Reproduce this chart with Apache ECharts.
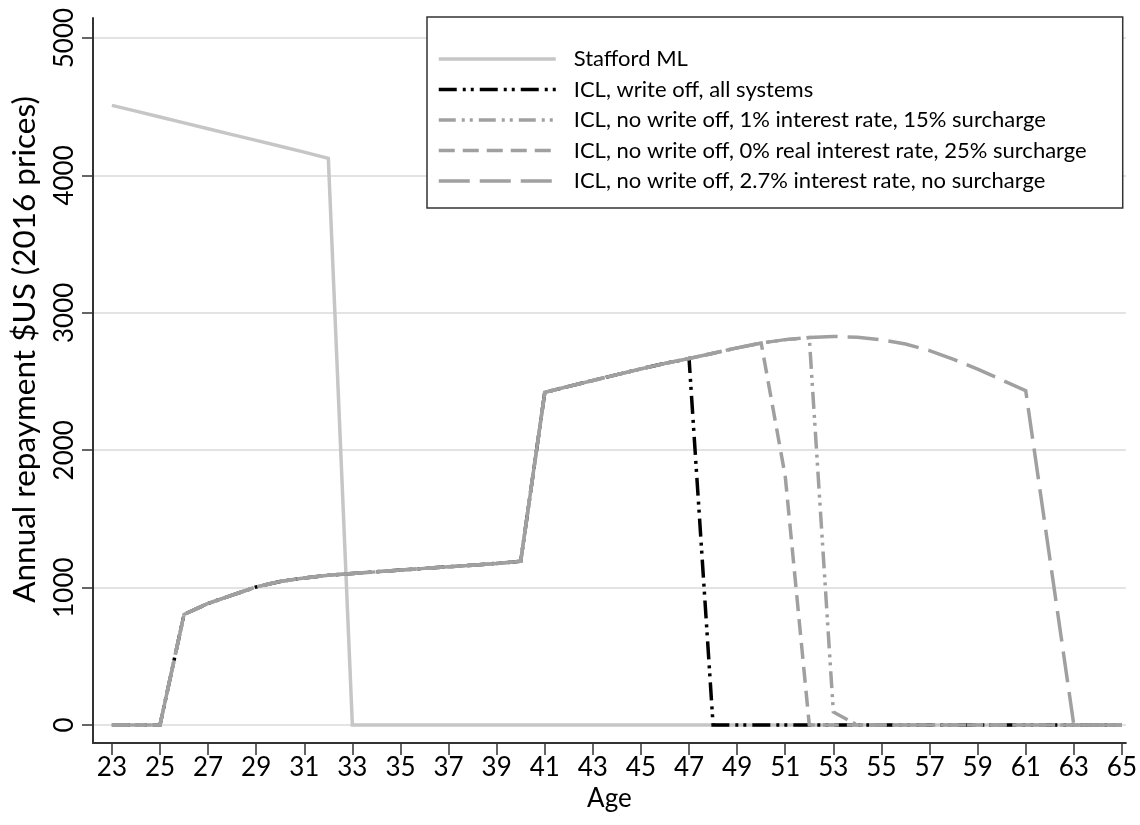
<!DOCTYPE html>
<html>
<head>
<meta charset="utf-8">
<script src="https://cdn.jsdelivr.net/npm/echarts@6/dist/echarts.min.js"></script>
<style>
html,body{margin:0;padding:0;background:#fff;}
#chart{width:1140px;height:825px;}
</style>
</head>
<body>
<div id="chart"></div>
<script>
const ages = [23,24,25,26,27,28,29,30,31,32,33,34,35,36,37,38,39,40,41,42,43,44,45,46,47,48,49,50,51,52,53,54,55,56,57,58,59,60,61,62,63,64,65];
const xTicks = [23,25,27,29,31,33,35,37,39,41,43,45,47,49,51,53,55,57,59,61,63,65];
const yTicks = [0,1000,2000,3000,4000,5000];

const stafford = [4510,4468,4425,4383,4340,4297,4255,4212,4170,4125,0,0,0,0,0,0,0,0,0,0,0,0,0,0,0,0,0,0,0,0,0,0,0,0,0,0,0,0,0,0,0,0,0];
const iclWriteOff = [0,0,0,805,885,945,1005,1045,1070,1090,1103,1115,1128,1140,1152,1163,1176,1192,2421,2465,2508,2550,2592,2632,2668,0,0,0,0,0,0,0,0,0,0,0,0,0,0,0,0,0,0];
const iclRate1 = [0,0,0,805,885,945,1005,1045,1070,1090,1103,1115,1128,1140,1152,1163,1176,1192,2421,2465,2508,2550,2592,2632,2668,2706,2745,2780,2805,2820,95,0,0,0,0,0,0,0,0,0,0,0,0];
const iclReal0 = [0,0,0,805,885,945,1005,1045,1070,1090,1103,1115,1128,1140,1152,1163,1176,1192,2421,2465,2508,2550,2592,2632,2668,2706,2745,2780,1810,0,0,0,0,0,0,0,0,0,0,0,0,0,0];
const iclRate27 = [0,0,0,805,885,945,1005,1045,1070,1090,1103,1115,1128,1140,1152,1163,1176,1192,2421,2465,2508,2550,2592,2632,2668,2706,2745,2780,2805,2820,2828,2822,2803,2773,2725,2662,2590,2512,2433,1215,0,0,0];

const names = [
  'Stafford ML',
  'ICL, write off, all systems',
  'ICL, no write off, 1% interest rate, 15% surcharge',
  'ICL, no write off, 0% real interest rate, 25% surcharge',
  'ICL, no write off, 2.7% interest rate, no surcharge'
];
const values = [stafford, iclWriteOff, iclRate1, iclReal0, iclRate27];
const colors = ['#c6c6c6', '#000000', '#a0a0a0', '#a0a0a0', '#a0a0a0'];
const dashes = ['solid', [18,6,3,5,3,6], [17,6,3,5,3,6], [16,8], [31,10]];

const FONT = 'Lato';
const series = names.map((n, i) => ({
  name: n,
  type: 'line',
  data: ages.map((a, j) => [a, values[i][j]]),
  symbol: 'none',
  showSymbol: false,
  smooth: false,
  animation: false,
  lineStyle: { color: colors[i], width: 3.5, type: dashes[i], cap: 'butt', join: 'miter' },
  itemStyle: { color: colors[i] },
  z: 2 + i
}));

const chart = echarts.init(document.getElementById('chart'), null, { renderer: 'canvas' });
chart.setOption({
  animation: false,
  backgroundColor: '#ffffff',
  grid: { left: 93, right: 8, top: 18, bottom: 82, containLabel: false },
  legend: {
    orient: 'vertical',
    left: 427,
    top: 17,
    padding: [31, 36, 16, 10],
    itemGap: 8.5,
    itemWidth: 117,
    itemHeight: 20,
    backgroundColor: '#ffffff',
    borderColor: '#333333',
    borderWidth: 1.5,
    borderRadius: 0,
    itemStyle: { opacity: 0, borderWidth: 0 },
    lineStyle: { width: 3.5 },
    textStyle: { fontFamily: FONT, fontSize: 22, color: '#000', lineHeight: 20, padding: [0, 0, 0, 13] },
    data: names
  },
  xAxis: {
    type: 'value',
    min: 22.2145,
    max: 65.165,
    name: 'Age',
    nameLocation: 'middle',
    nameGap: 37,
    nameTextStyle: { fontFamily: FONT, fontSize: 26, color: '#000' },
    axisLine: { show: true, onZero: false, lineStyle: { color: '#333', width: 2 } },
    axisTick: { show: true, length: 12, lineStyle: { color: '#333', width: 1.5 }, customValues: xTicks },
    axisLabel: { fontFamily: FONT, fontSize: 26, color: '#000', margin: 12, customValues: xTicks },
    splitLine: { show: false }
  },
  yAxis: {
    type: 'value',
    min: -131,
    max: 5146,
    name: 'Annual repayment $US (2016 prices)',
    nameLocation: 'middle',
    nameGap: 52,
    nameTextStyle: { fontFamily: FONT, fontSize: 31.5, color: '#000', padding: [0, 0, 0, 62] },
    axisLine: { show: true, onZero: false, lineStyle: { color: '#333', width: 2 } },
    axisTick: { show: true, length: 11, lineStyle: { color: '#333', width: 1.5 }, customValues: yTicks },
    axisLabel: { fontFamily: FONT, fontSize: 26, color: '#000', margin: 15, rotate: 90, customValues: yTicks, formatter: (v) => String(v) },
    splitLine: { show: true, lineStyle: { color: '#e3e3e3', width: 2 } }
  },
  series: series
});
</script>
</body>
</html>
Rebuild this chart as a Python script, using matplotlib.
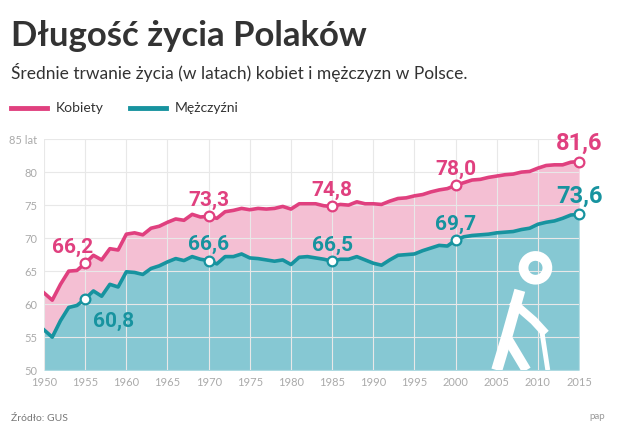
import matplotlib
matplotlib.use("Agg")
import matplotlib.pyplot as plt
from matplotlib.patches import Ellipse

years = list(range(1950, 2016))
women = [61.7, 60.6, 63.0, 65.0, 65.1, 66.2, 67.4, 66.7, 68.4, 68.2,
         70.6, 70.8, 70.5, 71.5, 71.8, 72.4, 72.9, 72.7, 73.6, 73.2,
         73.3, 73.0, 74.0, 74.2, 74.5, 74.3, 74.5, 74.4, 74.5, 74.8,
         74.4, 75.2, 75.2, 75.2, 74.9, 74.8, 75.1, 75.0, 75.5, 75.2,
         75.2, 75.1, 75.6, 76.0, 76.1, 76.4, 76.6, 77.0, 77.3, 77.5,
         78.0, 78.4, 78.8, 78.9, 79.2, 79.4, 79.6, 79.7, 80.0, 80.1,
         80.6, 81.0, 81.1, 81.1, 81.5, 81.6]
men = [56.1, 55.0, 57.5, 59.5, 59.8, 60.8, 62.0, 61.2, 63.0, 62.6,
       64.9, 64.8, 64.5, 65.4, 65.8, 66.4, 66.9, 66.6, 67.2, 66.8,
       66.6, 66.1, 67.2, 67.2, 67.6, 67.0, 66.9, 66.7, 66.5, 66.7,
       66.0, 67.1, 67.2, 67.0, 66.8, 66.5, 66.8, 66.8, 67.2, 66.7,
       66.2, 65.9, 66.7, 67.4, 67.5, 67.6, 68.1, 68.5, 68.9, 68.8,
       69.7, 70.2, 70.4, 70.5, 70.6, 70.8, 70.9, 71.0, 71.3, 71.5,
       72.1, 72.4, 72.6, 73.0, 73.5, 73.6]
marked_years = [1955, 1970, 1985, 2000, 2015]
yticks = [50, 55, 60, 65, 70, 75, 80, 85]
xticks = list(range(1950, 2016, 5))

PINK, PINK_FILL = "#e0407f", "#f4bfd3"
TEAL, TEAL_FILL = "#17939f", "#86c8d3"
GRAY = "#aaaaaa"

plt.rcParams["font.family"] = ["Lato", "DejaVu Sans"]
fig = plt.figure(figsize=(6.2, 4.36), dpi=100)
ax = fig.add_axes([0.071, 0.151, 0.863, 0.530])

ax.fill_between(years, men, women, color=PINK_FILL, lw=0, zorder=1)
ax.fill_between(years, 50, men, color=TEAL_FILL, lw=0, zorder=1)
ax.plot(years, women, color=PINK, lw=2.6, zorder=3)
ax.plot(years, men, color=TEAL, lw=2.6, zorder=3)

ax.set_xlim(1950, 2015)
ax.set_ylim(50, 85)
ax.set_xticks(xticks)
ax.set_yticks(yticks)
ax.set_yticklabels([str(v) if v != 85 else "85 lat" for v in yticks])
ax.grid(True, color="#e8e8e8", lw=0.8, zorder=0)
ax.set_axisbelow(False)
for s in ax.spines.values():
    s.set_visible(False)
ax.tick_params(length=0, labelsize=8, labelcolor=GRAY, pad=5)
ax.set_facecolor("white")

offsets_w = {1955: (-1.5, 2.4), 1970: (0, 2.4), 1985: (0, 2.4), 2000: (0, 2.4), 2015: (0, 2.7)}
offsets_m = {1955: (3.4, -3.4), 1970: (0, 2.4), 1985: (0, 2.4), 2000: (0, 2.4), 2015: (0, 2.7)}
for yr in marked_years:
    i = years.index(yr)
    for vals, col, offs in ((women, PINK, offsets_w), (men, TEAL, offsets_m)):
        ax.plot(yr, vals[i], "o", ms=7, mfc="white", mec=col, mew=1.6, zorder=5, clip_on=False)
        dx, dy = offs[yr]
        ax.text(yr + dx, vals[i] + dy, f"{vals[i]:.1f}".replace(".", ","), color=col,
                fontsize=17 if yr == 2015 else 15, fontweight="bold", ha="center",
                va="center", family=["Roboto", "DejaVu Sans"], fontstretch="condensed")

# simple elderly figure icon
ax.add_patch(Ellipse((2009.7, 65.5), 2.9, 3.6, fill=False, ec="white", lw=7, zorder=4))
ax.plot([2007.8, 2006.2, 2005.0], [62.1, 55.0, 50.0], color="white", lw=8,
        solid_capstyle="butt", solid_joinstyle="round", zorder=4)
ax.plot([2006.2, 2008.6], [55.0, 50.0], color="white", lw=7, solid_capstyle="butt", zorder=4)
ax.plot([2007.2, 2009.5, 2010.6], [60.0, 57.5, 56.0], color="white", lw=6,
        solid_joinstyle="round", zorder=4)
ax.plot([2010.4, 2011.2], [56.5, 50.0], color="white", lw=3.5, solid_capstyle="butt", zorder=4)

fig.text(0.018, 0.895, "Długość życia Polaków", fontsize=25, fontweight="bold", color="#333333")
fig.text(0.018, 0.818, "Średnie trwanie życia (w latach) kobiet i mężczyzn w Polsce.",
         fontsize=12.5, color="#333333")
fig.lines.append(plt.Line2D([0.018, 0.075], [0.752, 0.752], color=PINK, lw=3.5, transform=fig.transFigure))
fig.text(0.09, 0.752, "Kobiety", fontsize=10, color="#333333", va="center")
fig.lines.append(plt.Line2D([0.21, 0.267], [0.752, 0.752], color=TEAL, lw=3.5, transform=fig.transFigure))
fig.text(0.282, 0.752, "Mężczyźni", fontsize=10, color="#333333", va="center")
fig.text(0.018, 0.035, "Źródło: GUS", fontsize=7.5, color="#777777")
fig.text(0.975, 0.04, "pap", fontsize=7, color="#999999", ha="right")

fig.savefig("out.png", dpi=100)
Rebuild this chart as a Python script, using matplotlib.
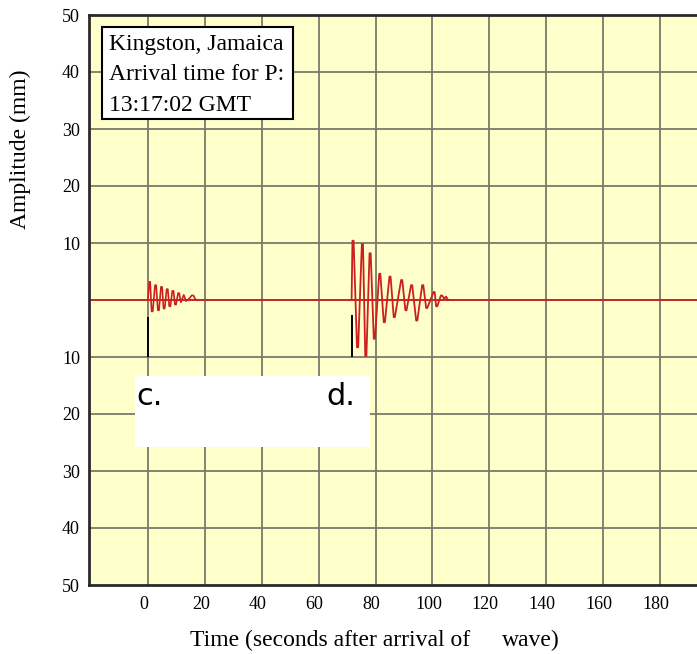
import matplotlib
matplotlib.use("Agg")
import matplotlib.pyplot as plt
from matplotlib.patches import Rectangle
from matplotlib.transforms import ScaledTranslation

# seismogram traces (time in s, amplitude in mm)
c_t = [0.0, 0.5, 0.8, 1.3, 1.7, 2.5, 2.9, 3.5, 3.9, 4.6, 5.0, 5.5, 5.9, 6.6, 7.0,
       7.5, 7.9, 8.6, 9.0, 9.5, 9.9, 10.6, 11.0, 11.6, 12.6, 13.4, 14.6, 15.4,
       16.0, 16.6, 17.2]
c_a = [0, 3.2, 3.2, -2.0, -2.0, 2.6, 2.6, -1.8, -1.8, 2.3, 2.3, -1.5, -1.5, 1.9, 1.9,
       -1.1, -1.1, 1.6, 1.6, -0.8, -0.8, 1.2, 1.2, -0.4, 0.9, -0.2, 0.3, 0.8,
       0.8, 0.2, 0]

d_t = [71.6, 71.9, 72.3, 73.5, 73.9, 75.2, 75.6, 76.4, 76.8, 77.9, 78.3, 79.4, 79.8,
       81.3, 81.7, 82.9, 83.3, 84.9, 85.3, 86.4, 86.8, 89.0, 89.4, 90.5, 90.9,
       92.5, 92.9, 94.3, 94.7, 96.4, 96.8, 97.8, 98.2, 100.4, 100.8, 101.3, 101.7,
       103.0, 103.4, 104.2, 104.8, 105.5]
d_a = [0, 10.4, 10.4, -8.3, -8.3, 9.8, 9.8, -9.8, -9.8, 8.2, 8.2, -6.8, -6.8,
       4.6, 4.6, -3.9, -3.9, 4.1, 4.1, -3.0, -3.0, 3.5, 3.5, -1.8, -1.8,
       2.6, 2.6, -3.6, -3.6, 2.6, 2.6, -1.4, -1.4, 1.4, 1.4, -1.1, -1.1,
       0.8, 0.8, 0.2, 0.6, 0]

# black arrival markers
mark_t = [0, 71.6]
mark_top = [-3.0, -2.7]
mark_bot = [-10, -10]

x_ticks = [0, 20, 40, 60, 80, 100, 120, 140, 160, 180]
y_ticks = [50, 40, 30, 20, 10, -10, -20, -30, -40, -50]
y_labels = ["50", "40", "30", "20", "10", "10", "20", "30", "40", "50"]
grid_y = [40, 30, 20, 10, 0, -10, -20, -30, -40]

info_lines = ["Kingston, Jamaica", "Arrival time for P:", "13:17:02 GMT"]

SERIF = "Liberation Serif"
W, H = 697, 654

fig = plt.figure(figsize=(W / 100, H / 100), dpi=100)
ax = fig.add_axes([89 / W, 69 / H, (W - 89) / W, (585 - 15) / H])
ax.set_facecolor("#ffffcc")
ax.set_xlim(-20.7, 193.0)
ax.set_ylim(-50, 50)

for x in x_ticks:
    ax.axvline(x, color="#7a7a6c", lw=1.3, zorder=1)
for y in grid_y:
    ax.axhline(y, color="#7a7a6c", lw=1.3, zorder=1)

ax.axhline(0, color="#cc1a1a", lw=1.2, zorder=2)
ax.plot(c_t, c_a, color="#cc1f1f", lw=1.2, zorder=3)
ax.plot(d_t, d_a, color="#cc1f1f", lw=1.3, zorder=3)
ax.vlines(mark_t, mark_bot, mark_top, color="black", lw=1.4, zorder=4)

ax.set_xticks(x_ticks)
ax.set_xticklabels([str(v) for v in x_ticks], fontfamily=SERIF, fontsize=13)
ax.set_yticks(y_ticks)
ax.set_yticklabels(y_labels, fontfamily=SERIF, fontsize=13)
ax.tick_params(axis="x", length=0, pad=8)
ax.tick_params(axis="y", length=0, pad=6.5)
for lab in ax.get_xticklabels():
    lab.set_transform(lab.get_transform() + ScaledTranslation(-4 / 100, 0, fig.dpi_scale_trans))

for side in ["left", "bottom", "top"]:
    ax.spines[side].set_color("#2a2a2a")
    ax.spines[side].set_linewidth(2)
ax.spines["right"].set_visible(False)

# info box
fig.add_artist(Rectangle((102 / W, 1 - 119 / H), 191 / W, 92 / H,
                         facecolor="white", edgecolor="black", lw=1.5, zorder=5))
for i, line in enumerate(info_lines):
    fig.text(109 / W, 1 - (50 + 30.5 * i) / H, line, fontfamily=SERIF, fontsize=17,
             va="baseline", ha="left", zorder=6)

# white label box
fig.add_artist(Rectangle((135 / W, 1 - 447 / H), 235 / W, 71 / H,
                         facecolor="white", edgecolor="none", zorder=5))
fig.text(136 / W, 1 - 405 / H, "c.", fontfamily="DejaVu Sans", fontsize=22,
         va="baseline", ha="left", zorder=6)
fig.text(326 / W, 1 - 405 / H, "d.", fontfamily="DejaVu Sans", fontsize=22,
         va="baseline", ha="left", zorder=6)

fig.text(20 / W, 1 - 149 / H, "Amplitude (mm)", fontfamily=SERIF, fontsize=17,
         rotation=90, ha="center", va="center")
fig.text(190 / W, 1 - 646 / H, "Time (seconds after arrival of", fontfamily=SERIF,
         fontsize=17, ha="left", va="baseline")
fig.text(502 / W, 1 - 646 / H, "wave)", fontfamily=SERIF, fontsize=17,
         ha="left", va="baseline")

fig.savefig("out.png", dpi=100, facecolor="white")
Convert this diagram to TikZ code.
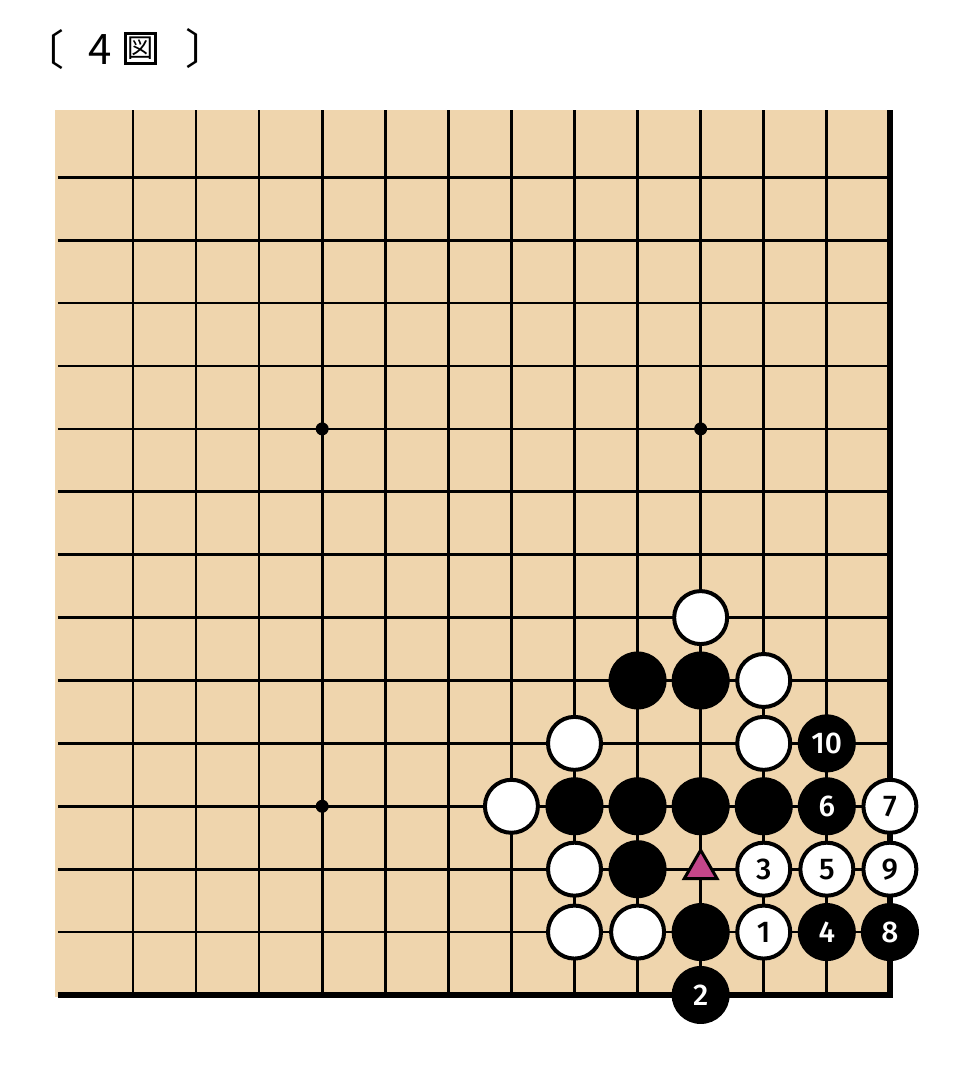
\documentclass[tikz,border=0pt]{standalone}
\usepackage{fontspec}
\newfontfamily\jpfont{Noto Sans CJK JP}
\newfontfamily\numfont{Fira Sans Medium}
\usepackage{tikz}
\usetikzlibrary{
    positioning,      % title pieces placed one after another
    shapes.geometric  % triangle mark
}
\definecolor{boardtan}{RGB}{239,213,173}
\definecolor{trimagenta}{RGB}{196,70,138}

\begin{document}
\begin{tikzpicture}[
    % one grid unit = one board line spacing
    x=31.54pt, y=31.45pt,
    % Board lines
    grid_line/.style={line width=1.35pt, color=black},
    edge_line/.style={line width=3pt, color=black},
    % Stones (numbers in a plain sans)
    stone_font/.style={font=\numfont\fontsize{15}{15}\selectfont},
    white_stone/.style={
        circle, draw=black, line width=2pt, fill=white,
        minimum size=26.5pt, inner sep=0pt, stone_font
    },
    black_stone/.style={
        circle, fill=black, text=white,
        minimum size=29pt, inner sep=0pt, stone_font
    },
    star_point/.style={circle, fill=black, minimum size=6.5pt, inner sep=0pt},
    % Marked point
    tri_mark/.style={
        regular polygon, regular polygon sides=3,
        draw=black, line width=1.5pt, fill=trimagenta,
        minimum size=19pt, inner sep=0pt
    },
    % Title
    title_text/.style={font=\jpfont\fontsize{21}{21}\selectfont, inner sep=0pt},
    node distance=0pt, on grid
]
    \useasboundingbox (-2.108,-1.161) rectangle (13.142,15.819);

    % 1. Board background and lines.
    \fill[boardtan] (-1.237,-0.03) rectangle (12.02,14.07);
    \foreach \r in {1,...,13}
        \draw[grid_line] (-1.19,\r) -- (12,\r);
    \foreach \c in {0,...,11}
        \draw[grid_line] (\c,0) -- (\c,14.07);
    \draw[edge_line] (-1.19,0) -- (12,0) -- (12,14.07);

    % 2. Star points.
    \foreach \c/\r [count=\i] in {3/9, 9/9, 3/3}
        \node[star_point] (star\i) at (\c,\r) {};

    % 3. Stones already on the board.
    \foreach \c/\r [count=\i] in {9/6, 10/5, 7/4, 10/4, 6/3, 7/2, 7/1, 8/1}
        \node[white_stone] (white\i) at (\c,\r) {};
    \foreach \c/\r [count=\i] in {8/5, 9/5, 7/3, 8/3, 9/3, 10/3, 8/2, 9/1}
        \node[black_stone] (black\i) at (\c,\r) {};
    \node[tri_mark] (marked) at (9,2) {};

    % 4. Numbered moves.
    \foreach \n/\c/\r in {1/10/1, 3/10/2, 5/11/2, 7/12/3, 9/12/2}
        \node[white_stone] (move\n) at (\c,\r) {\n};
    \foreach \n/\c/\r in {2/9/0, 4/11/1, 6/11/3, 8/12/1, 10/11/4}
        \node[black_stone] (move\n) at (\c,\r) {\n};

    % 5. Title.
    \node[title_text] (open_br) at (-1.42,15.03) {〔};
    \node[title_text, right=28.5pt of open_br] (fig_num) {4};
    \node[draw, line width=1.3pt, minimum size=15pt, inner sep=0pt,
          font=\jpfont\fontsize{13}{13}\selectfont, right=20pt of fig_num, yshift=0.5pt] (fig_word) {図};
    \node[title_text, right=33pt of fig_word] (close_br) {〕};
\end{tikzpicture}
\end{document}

----

Give back exactly the lines from the one that holds "Convert this diagram to TikZ code." to the one that holds "(star\i) at (\c,\r)", with both ends and without the images.

**Output of the exercise**
Convert this diagram to TikZ code.
\documentclass[tikz,border=0pt]{standalone}
\usepackage{fontspec}
\newfontfamily\jpfont{Noto Sans CJK JP}
\newfontfamily\numfont{Fira Sans Medium}
\usepackage{tikz}
\usetikzlibrary{
    positioning,      % title pieces placed one after another
    shapes.geometric  % triangle mark
}
\definecolor{boardtan}{RGB}{239,213,173}
\definecolor{trimagenta}{RGB}{196,70,138}

\begin{document}
\begin{tikzpicture}[
    % one grid unit = one board line spacing
    x=31.54pt, y=31.45pt,
    % Board lines
    grid_line/.style={line width=1.35pt, color=black},
    edge_line/.style={line width=3pt, color=black},
    % Stones (numbers in a plain sans)
    stone_font/.style={font=\numfont\fontsize{15}{15}\selectfont},
    white_stone/.style={
        circle, draw=black, line width=2pt, fill=white,
        minimum size=26.5pt, inner sep=0pt, stone_font
    },
    black_stone/.style={
        circle, fill=black, text=white,
        minimum size=29pt, inner sep=0pt, stone_font
    },
    star_point/.style={circle, fill=black, minimum size=6.5pt, inner sep=0pt},
    % Marked point
    tri_mark/.style={
        regular polygon, regular polygon sides=3,
        draw=black, line width=1.5pt, fill=trimagenta,
        minimum size=19pt, inner sep=0pt
    },
    % Title
    title_text/.style={font=\jpfont\fontsize{21}{21}\selectfont, inner sep=0pt},
    node distance=0pt, on grid
]
    \useasboundingbox (-2.108,-1.161) rectangle (13.142,15.819);

    % 1. Board background and lines.
    \fill[boardtan] (-1.237,-0.03) rectangle (12.02,14.07);
    \foreach \r in {1,...,13}
        \draw[grid_line] (-1.19,\r) -- (12,\r);
    \foreach \c in {0,...,11}
        \draw[grid_line] (\c,0) -- (\c,14.07);
    \draw[edge_line] (-1.19,0) -- (12,0) -- (12,14.07);

    % 2. Star points.
    \foreach \c/\r [count=\i] in {3/9, 9/9, 3/3}
        \node[star_point] (star\i) at (\c,\r) {};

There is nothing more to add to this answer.